Este vicio lo mantenemos a pesar de los años, lo que
pasa que a partir de los dieciséis ya saben lo que nos pasa. Se mezcla el pavo
adolescente, con la pánfila actitud de adulto sumiso, junto con una bomba de
alcohol, drogas y primeras experiencias sexuales. Eso no se nos olvida. Todos
estamos predestinados a pasar por ello, y por desgracia nuestra memoria alcanza
lo suficiente para no olvidarse de nosotros y recordarnos que somos un reguero
de polvo que se va deshaciendo por el ácido del limón que recorre nuestro
organismo, de rojo y monóxido de carbono. Brillante y fugaz por igual. Nos
olvidamos del dulce de leche y el relleno de chocolate de la barra de pan al
merendar. A partir de cierta edad la nata nada más que se monta cuando a la
manga le da la gana erigirse reina pastelera.
Y así se va pasando nuestra vida. Somos ácidos, y
dependiendo de para qué y con quien nos enfervorizamos más y más. A veces nos
cortamos, para servirnos en rodajas dentro de un refresco, y otras nos
dividimos por la mitad para acompañar una paella llena de granos insípidos a
los que nos empeñamos en acompañar para amargarle la comida a otros.
A menudo nos pasa que nuestras lágrimas y los
arrepentimientos tienen la manía de llegar tarde a la cita que tienen con
nuestros actos. Pero como ya te conté al principio, es nuestro sino, y
si, somos limones, es probable que no tan amarillos como los chinos, pero
si menos amables y más indigestos. Da mucho por culo no ser complacidos, pero
nos encanta ser nosotros quien lleve la voz cantante, ser quien la metamos por detrás,
rasgando, arañando, dolientes. Nos deja un regusto que nos obliga a fruncir el
ceño, y a pasarnos la sinhueso por encima del labio sintiendo el picor de la las
glándulas de la lengua, aliviados por notar como se descongestionan nuestros
orificios nasales. Siempre hay remedios caseros para seguir viviendo
desconectando de las rutinas, recogiendo la tristeza en ruinas.
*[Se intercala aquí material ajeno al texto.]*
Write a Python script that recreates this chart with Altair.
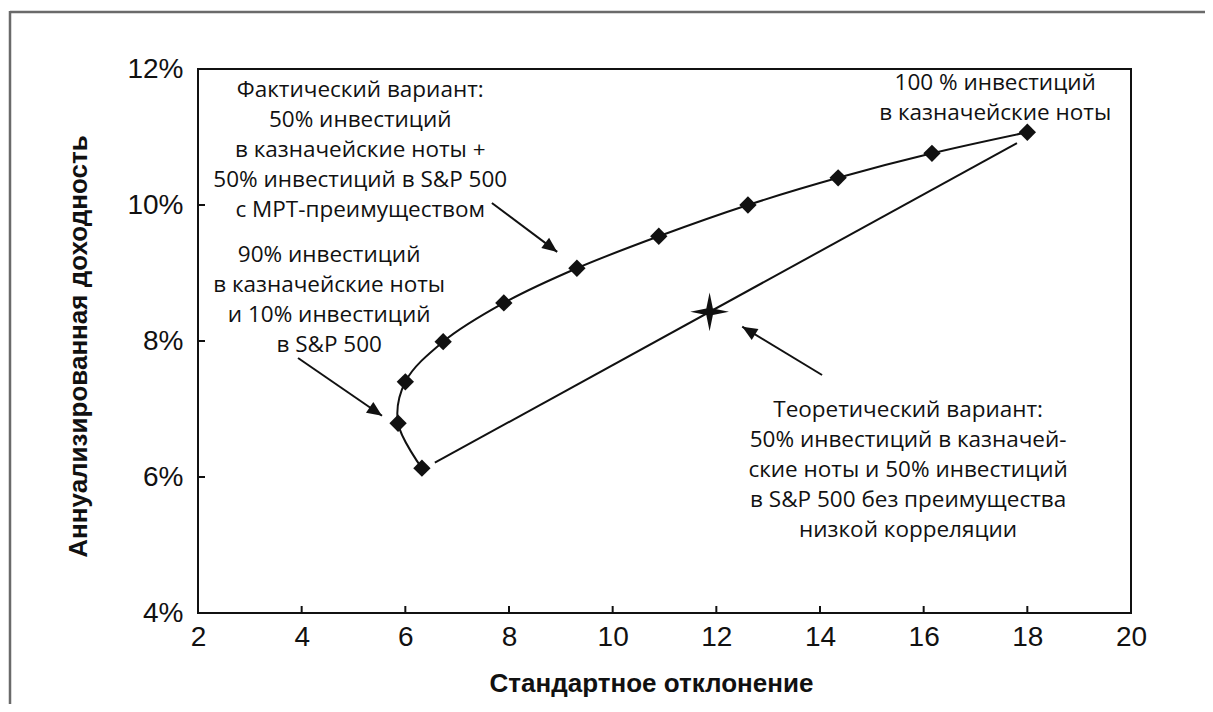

El limón tiene esa propiedad capaz de mezclarse con la
miel para sanar resfriados, o capaz de mezclarse con la heroína para matar al yonki
de tres al cuarto. Esa bifaz es tan sugerente como su piel rugosa y brillante
sólo es cuestión de elegir el momento justo y el camino coherente. Sólo el
tiempo pone a cada uno en su sitio, y si debemos pochar nuestra piel así será,
como si debemos refrescar y acariciar otras pieles lo haremos sin dudar. El
limón vive para amargarle la vida al que quiere con él disfrutar.